Side note: The weather was beautiful
As it turned out, we had a series of productive conversations. My colleagues and the audience were keen to know about how companies go about determining the right way to conceive technological products, and to implement them appropriately. Meanwhile, I learned a lot about small presses, publishing, and the ways that editors at literary presses think about their work. Allan Kornblum, the founder of Coffee House Press, saw himself as "the inheritor of the Maxwell Perkins tradition" in creating deep and lasting relationships with artists, supporting them and providing a consistent venue for publication. Fish said that he wanted "to create art objects that last." Both of those goals make a lot of sense to me, and they seem like a firm foundation for a business in transition.
So, what is the future of reading, anyway?

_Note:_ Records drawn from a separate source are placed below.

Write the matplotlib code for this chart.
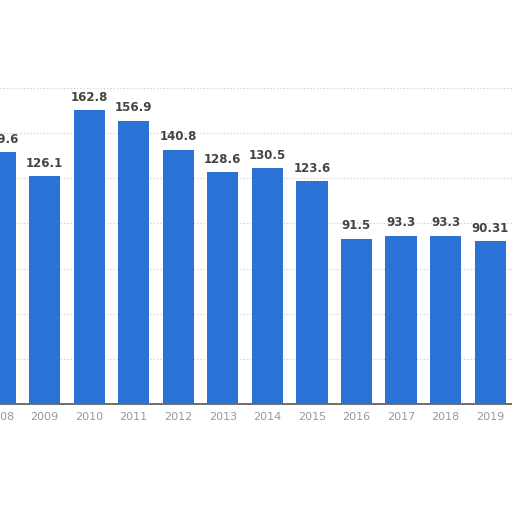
import matplotlib.pyplot as plt
import numpy as np

years = ["2008", "2009", "2010", "2011", "2012", "2013",
         "2014", "2015", "2016", "2017", "2018", "2019"]
values = [139.6, 126.1, 162.8, 156.9, 140.8, 128.6,
          130.5, 123.6, 91.5, 93.3, 93.3, 90.31]
labels = ["139.6", "126.1", "162.8", "156.9", "140.8", "128.6",
          "130.5", "123.6", "91.5", "93.3", "93.3", "90.31"]

fig = plt.figure(figsize=(5.12, 5.12), dpi=100)
ax = fig.add_axes([0.0, 0.211, 1.0, 0.617])

x = np.arange(len(years))
ax.bar(x, values, width=0.7, color="#2a72d6", zorder=3)

for xi, v, lab in zip(x, values, labels):
    ax.text(xi, v + 3.5, lab, ha="center", va="bottom", fontsize=8.5,
            fontweight="bold", color="#444444", zorder=4)

ax.set_xlim(0.0135, 11.49)
ax.set_ylim(0, 175)
ax.set_yticks(np.arange(0, 176, 25))
ax.yaxis.grid(True, linestyle=(0, (1, 2)), color="#c8c8c8", lw=0.8, zorder=0)
ax.tick_params(axis="y", left=False, labelleft=False)
ax.set_xticks(x)
ax.set_xticklabels(years, fontsize=8, color="#999999")
ax.tick_params(axis="x", length=0, pad=6)
for side in ["top", "right", "left"]:
    ax.spines[side].set_visible(False)
ax.spines["bottom"].set_color("#555555")
ax.spines["bottom"].set_linewidth(1.2)

fig.savefig("out.png", dpi=100)
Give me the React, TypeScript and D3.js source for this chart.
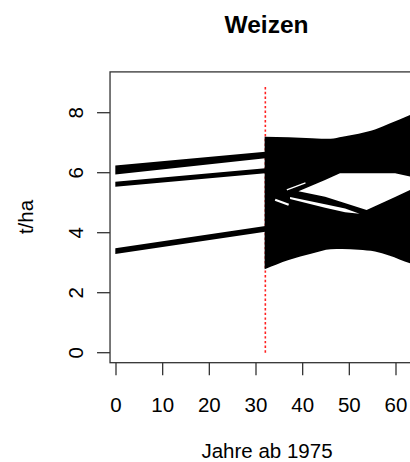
import React from "react";
import * as d3 from "d3";

// ---- data ----
const xTicks = [0, 10, 20, 30, 40, 50, 60];
const yTicks = [0, 2, 4, 6, 8];
const breakYear = 32;

// historical trend bundles (years, upper edge, lower edge)
const histYears = [-0.15, 32];
const hist1Upper = [6.24, 6.7];
const hist1Lower = [5.94, 6.48];
const hist2Upper = [5.7, 6.15];
const hist2Lower = [5.53, 5.98];
const hist3Upper = [3.48, 4.22];
const hist3Lower = [3.29, 4.03];

// simulated trajectories: outer envelope of the fan
const fanYears = [31.85, 37, 42, 46, 48.5, 52, 55.5, 58.5, 63, 66];
const fanUpper = [7.2, 7.18, 7.15, 7.13, 7.2, 7.3, 7.44, 7.63, 7.92, 8.12];
const fanLower = [2.78, 3.09, 3.31, 3.45, 3.46, 3.43, 3.37, 3.24, 2.98, 2.85];

// gap between the trajectory groups (upper lens)
const lensYears = [39.1, 44.8, 48, 53.7, 59.8, 63, 66];
const lensUpper = [5.38, 5.76, 5.98, 5.98, 5.98, 5.87, 5.78];
const lensLower = [5.38, 5.2, 5.04, 4.76, 5.19, 5.42, 5.63];

// narrow gap below (sliver)
const sliverYears = [37.3, 44.8, 49.1, 52.2];
const sliverUpper = [5.19, 4.95, 4.81, 4.63];
const sliverLower = [5.12, 4.83, 4.68, 4.63];

// thin gaps near the start of the fan
const gap1Years = [34.1, 37.0];
const gap1Vals = [5.1, 4.93];
const gap2Years = [36.6, 40.6];
const gap2Vals = [5.43, 5.66];

const FONT = "'Liberation Sans', Arial, Helvetica, sans-serif";

export default function App() {
  const x = d3.scaleLinear().domain([0, 60]).range([116, 396]);
  const y = d3.scaleLinear().domain([0, 8]).range([352.7, 112.7]);

  const boxL = x(-1.28);
  const boxR = 423;
  const boxT = y(9.36);
  const boxB = y(-0.333);

  const band = (years: number[], up: number[], lo: number[], curve: any = d3.curveLinear) =>
    d3
      .area<number>()
      .curve(curve)
      .x((_, i) => x(years[i]))
      .y0((_, i) => y(lo[i]))
      .y1((_, i) => y(up[i]))(years) || "";

  const seg = (years: number[], vals: number[]) =>
    d3
      .line<number>()
      .x((_, i) => x(years[i]))
      .y((_, i) => y(vals[i]))(years) || "";

  return (
    <svg
      width={410}
      height={462}
      style={{ position: "absolute", left: 0, top: 0, background: "#fff" }}
      fontFamily={FONT}
    >
      <defs>
        <clipPath id="plotclip">
          <rect x={boxL} y={boxT} width={boxR - boxL} height={boxB - boxT} />
        </clipPath>
      </defs>
      <rect x={0} y={0} width={410} height={462} fill="#fff" />

      <g clipPath="url(#plotclip)">
        {/* red dotted break line */}
        <line
          x1={x(breakYear)}
          x2={x(breakYear)}
          y1={y(0)}
          y2={y(8.9)}
          stroke="#ff2020"
          strokeWidth={1.6}
          strokeDasharray="2.4 2.3"
        />
        {/* historical */}
        <path d={band(histYears, hist1Upper, hist1Lower)} fill="#000" />
        <path d={band(histYears, hist2Upper, hist2Lower)} fill="#000" />
        <path d={band(histYears, hist3Upper, hist3Lower)} fill="#000" />
        {/* fan */}
        <path d={band(fanYears, fanUpper, fanLower, d3.curveMonotoneX)} fill="#000" />
        <path d={band(lensYears, lensUpper, lensLower)} fill="#fff" />
        <path d={band(sliverYears, sliverUpper, sliverLower)} fill="#fff" />
        <path d={seg(gap1Years, gap1Vals)} stroke="#fff" strokeWidth={2.2} fill="none" />
        <path d={seg(gap2Years, gap2Vals)} stroke="#fff" strokeWidth={1.4} fill="none" />
      </g>

      {/* box */}
      <rect
        x={boxL}
        y={boxT}
        width={boxR - boxL}
        height={boxB - boxT}
        fill="none"
        stroke="#333"
        strokeWidth={1.3}
      />

      {/* x axis */}
      {xTicks.map((t) => (
        <g key={"x" + t}>
          <line x1={x(t)} x2={x(t)} y1={boxB} y2={boxB + 12.5} stroke="#333" strokeWidth={1.3} />
          <text x={x(t)} y={411.5} textAnchor="middle" fontSize={20.5} fill="#000">
            {t}
          </text>
        </g>
      ))}
      {/* y axis */}
      {yTicks.map((t) => (
        <g key={"y" + t}>
          <line x1={boxL} x2={boxL - 13} y1={y(t)} y2={y(t)} stroke="#333" strokeWidth={1.3} />
          <text
            transform={`translate(83,${y(t)}) rotate(-90)`}
            textAnchor="middle"
            fontSize={20.5}
            fill="#000"
          >
            {t}
          </text>
        </g>
      ))}

      <text x={266.5} y={33} textAnchor="middle" fontSize={24.5} fontWeight="bold" fill="#000">
        Weizen
      </text>
      <text x={267} y={458} textAnchor="middle" fontSize={20.5} fill="#000">
        Jahre ab 1975
      </text>
      <text
        transform={`translate(33,217) rotate(-90)`}
        textAnchor="middle"
        fontSize={20.5}
        fill="#000"
      >
        t/ha
      </text>
    </svg>
  );
}
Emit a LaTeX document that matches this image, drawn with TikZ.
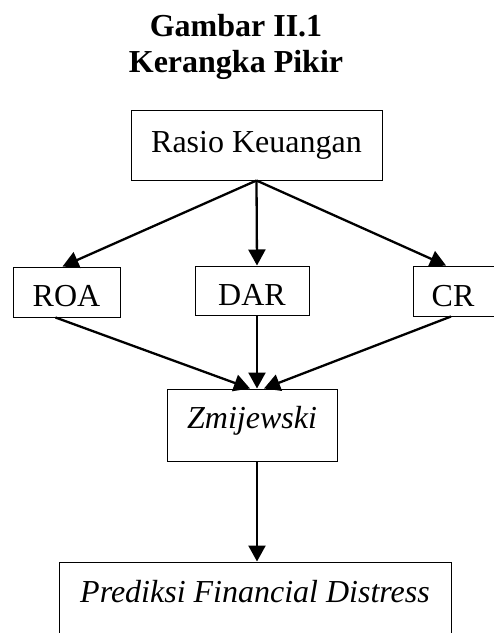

I'm going to put together another post about my thoughts on this topic, and in the meantime I'm going to be digesting some of the work that my fellow panelists referenced during our discussions; this list includes Ursula Le Guin's "Notes on the alleged decline of reading" that I saw in Patricia's pile of notes; Michael mentioned Bill McKibben's new book, Deep Economy in making a comparison between regional literature and a larger movement toward regional and local economies; Richard spoke a couple of times about literary subscription programs, such as Soft Skull's annual edition, and Powell's indiespensable list. 1 I was there because my friend Fish (the senior editor at Coffee House Press) thought that my experience with technology and online product strategy would complement the deep expertise of the small press luminaries on the panel. Or perhaps he just wanted to see what happened when I said the words "Kindle" and "free" around Michael Coffey. In the end, there would be no way of knowing.